Jimmy Robinson is best known as the frontman for the bands Woodenhead and Twangorama, and as a frequent collaborator with Susan Cowsill on her Covered in Vinyl show series. His debut solo CD, Vibrating Strings is a departure of sorts, Robinson showcases his vocal talents in this intriguing collection that alternates between singer/songwriter and acoustic guitar virtuoso instrumental. With reflections on past relationships, Hurricane Katrina, and departed friends, the artist gives the listener the sense that this CD was the result of a swelling reservoir of emotional material inevitably spilling onto disc. The result of that cathartic process is a revealing look at Robinson’s introspective journey. There are few as adept at developing interesting acoustic chordal variations, and this CD is a comprehensive demonstration of those talents. Robinson provides frequent reminders that he can rock, and versions of Jimi Hendrix (“The Wind Cries Mary”) and Led Zeppelin (“Kashmir”) cover songs round out the collection nicely. Theresa Andersson, the Bonerama horns, and Cowsill make notable contributions to the recording. –Craig Cortello

- Whereyat Magazine, July, 2008, by craig Cortello


Solo cd "Vibrating Strings"
with TWANGORAMA "Twangorama"
with WOODENHEAD "Woodenhead", "Woodenhead Live", "Heartprints", "The Big Picture", "Music From The Big Green Warehouse" and "Perseverance"

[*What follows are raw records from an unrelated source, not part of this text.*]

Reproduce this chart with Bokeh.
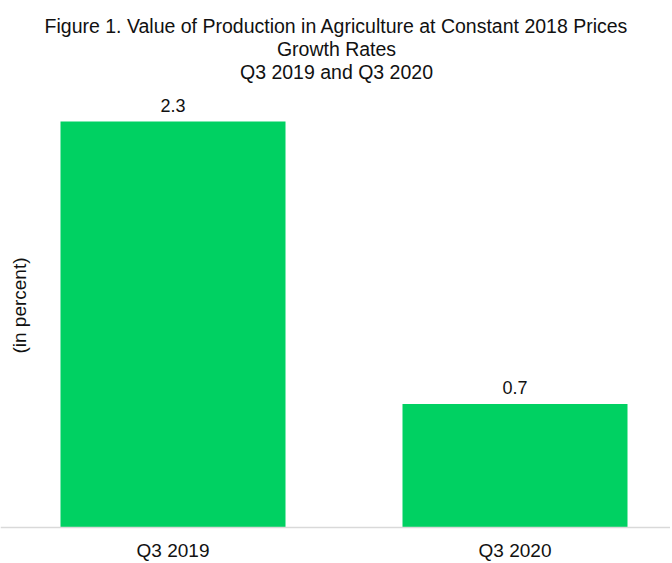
import math
from bokeh.plotting import figure
from bokeh.models import Range1d, Label, ColumnDataSource, Span
from bokeh.core.properties import value
from bokeh.embed import file_html
from bokeh.resources import INLINE

categories = ["Q3 2019", "Q3 2020"]
growth = [2.3, 0.7]
title_lines = ["Figure 1. Value of Production in Agriculture at Constant 2018 Prices",
               "Growth Rates",
               "Q3 2019 and Q3 2020"]
y_label = "(in percent)"

FONT = "Liberation Sans"
W, H = 670, 562
BASE = 527          # baseline pixel row from top
PX_PER_UNIT = 176.5
CAT_PX = 342.0
LEFT0 = 172.5       # px from left to first category centre

x0 = -LEFT0 / CAT_PX
x1 = x0 + W / CAT_PX
y0 = -(H - BASE) / PX_PER_UNIT
y1 = BASE / PX_PER_UNIT


def py(row):
    return (BASE - row) / PX_PER_UNIT


def px(col):
    return x0 + col / CAT_PX


p = figure(width=W, height=H, output_backend="svg", toolbar_location=None,
           x_range=Range1d(x0, x1), y_range=Range1d(y0, y1),
           min_border_left=0, min_border_right=0, min_border_top=0,
           min_border_bottom=0)
p.title.visible = False
p.outline_line_color = None
p.grid.visible = False
p.xaxis.visible = False
p.yaxis.visible = False
p.background_fill_color = "white"
p.border_fill_color = "white"

xs = list(range(len(categories)))
src = ColumnDataSource(dict(x=xs, top=growth, lab=[f"{v:.1f}" for v in growth],
                            cat=categories, zero=[0] * len(xs)))
p.vbar(x="x", top="top", bottom=0, width=225 / CAT_PX, source=src,
       fill_color="#00D162", line_color=None)
p.add_layout(Span(location=0, dimension="width", line_color="#d9d9d9", line_width=1.5))
p.text(x="x", y="top", text="lab", source=src, text_align="center",
       text_baseline="bottom", y_offset=-10, text_font=value(FONT),
       text_font_size="18px", text_color="#111111")
p.text(x="x", y="zero", text="cat", source=src, text_align="center",
       text_baseline="middle", y_offset=23, text_font=value(FONT),
       text_font_size="19px", text_color="#111111")

cx = px(336)
for i, line in enumerate(title_lines):
    p.add_layout(Label(x=cx, y=py(25 + 23 * i), text=line,
                       text_align="center", text_baseline="middle",
                       text_font=FONT, text_font_size="19.5px", text_color="#111111"))

p.add_layout(Label(x=px(19), y=py(305), text=y_label,
                   angle=math.pi / 2, text_align="center", text_baseline="middle",
                   text_font=FONT, text_font_size="19px", text_color="#111111"))

open("out.html", "w").write(file_html(p, INLINE))
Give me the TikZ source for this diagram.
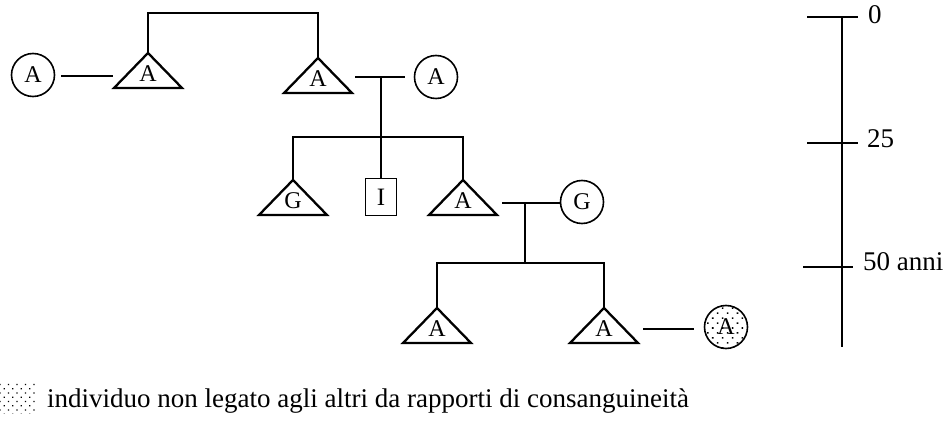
\documentclass[tikz,border=0pt]{standalone}
\usepackage{fontspec}
\setmainfont{Liberation Serif}
\usetikzlibrary{patterns.meta,calc}
\begin{document}
\begin{tikzpicture}[x=1pt,y=-1pt,
  link/.style={line width=1.6pt},
  tri/.style={line width=2.3pt,line join=miter},
  lbl/.style={font=\fontsize{24}{24}\selectfont,inner sep=0pt},
  person/.style={circle,draw,line width=1.6pt,minimum size=43pt,inner sep=0pt,
    font=\fontsize{24}{24}\selectfont},
  boxed/.style={rectangle,draw,line width=1.5pt,minimum width=31pt,minimum height=37pt,
    inner sep=0pt,font=\fontsize{25}{25}\selectfont},
  dotfill/.style={pattern={Dots[radius=1.1pt,distance=7pt,angle=45]}},
  swatch/.style={pattern={Dots[radius=0.95pt,distance=6pt,angle=45]}},
  scaletxt/.style={font=\fontsize{27}{27}\selectfont,anchor=west,inner sep=0pt}]
\useasboundingbox (0,0) rectangle (952,427);

% male symbols: triangles, apex used as the attachment point
\newcommand{\maletri}[3]{%
  \coordinate (#1) at (#2);
  \draw[tri] (#1) -- ++(-34,35) -- ++(68,0) -- cycle;
  \node[lbl] (#1l) at ($(#1)+(0,21)$) {#3};}

% first generation
\node[person] (w1) at (33,75) {A};
\maletri{m1}{148,53}{A}
\maletri{m2}{318,58}{A}
\node[person] (w2) at (436,77) {A};

% second generation
\maletri{m3}{293,180}{G}
\node[boxed] (i1) at (381,197) {I};
\maletri{m4}{463,180}{A}
\node[person] (w3) at (582,202) {G};

% third generation
\maletri{m5}{437,308}{A}
\maletri{m6}{604,308}{A}
\node[person,dotfill] (w4) at (726,327) {A};

% couples and sibship bars
\draw[link] ($(w1.east)+(6,1)$) -- ($(m1)+(-35,23)$);
\draw[link] (m1) -- ++(0,-40) -| (m2);

\coordinate (c2) at (381,77);
\draw[link] (355,77) -- ($(w2.west)+(-9,0)$);
\draw[link] (c2) -- (381,137) coordinate (s1);
\draw[link] (m3) |- (s1) -| (m4);
\draw[link] (s1) -- (i1.north);

\coordinate (c3) at (525,203);
\draw[link] (502,203) -- (w3.west |- c3);
\draw[link] (c3) -- (525,263) coordinate (s2);
\draw[link] (m5) |- (s2) -| (m6);

\draw[link] (643,329) -- ($(w4.west)+(-10,2)$);

% time scale
\coordinate (st) at (842,17);
\coordinate (sb) at (842,347);
\draw[link] (st) -- (sb);
\draw[link] (807,17) -- (858,17);
\draw[link] (807,143) -- (858,143);
\draw[link] (803,267) -- (853,267);
\node[scaletxt] (t0) at (868,15) {0};
\node[scaletxt] (t25) at (867,139) {25};
\node[scaletxt] (t50) at (863,262) {50 anni};

% legend
\fill[swatch] (0,383) rectangle (37,413);
\node[scaletxt,anchor=base west] (leg) at (47,407) {individuo non legato agli altri da rapporti di consanguineità};
\end{tikzpicture}
\end{document}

Jimmy cut his teeth as a member of the psychedelic rock band "Ejaculation" in the late 60’s, playing weekly free concerts in New Orleans Audubon Park for the "pre-jam band" hippie community. He went on to study classical guitar and composition at Loyola Music School and The Eastman School Of Music and formed the progrock/fusion band Woodenhead in 1975. The group toured extensively and recorded a number of projects, including the most recent “Perseverance” for New Jersey label Free Electric Sound The group has appeared in concert with Bela Fleck And The Flecktones, John Mclaughlin and the Mahavishnu Orchestra, The Dixie Dregs,The Steve Morse Band, Allen Holdsworth, Billy Cobham, Tuck and Patty, Jeff Beck, Spyro Gyra, Hugh Masekela, The Neville brothers, The Radiators and others. The has band played the New Orleans Jazz And Heritage Festival over 25 times and has appeared at the National Theater in Guatemala city and the Public Theater in New York, and made a 2006 appearance at the Progday Festival in Chapel Hill, North Carolina..
Jimmy is also a member of the New Orleans guitar all star group Twangorama with guitarists
Phil DeGruy and Cranston Clements. The band released it’s first cd to coincide with their 2007 N.O. Jazzfest appearance. They hosted a concert series “Seriously Twisted Guitar” with a different weekly guest artist, including Theresa Andersson, Anders Osborne, Papa John Gros, June Yamagishi, Astral Project, The Radiators’ Camille Baudoin and Dave Malone, Bonerama and others. The group has performed at the INGUITAR Festival in Switzerland, The Can Cun Jazz Festival, The Pan Am Fest in Guatemala City and Festival Internationale in Lafayette, La. They play regularly in New Orleans.
Jimmy also performs with Susan Cowsill and has toured the U.S. and Europe with Dr Hook, Guitar Slim Jr, Tribe Nunzio and The BGoes.